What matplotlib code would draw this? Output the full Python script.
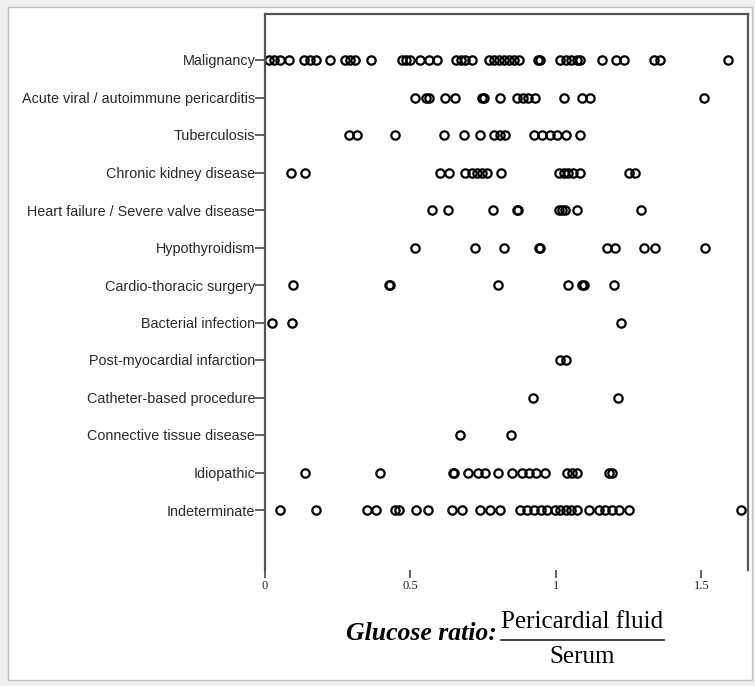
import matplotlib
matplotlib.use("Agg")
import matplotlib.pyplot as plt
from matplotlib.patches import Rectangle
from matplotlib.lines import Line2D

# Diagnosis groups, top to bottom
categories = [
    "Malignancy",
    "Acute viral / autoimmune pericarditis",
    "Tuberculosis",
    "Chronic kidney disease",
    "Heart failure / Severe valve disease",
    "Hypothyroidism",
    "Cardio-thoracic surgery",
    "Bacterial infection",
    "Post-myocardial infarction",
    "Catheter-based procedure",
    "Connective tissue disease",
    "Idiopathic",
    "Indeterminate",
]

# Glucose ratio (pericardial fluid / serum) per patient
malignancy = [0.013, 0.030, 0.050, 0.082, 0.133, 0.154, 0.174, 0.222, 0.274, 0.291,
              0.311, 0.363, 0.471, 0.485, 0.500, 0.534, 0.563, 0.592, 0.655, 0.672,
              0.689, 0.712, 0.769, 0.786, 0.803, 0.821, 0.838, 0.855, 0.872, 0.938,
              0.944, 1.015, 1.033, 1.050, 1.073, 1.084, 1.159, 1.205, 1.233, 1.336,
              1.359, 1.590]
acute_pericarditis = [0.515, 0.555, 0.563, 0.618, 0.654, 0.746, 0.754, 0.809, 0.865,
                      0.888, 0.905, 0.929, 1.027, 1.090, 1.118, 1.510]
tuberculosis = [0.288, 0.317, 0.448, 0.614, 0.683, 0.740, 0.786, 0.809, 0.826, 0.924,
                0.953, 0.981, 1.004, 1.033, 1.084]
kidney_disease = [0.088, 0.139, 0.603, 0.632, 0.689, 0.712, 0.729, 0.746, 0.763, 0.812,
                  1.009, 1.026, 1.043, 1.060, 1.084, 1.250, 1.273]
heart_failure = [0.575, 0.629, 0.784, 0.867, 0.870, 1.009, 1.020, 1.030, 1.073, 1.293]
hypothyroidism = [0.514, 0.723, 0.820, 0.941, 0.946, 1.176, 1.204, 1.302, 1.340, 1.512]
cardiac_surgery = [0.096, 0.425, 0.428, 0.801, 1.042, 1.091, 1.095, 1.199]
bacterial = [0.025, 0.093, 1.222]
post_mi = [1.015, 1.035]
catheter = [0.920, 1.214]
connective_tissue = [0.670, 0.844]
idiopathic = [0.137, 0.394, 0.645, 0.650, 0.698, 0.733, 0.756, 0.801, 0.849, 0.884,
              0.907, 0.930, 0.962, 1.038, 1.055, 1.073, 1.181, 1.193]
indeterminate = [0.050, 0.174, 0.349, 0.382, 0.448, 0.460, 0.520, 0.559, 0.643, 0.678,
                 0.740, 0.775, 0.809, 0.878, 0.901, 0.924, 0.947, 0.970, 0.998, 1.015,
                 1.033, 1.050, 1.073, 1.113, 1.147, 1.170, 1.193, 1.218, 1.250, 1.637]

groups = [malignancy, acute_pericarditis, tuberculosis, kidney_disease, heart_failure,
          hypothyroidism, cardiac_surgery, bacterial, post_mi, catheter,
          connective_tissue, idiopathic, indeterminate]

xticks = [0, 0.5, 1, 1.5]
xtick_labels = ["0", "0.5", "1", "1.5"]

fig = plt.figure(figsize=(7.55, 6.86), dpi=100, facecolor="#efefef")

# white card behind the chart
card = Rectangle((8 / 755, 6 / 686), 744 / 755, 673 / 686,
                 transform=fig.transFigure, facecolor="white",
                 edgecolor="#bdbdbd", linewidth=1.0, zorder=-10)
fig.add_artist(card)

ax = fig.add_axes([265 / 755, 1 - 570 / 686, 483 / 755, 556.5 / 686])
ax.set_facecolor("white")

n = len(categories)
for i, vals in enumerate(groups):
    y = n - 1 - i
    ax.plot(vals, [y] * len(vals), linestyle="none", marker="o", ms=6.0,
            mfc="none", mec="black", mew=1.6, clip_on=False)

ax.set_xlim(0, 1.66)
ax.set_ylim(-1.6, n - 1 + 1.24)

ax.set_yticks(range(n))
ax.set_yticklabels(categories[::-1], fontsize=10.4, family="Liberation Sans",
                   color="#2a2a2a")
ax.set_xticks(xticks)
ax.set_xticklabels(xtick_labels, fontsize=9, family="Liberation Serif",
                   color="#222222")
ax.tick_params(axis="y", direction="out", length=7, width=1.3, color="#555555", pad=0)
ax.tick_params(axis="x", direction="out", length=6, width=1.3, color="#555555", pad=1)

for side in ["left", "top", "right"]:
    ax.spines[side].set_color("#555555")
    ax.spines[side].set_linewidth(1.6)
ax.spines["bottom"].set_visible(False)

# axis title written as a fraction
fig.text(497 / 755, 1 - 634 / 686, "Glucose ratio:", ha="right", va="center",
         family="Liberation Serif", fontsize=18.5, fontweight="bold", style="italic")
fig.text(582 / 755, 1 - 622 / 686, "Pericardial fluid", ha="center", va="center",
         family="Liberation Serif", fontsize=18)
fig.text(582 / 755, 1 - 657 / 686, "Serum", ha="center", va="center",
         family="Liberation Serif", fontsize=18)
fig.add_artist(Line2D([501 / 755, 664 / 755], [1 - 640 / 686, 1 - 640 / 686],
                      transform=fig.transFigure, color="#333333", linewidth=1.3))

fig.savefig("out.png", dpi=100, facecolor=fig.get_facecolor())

━━━━━━━━━━━━━━━━

◆ Stated exercise
Give again, word for word, every line from the top of the data through the line with "from matplotlib.lines import Line2D", both ends included, and exclude the pictures.

◆ The answer
What matplotlib code would draw this? Output the full Python script.
import matplotlib
matplotlib.use("Agg")
import matplotlib.pyplot as plt
from matplotlib.patches import Rectangle
from matplotlib.lines import Line2D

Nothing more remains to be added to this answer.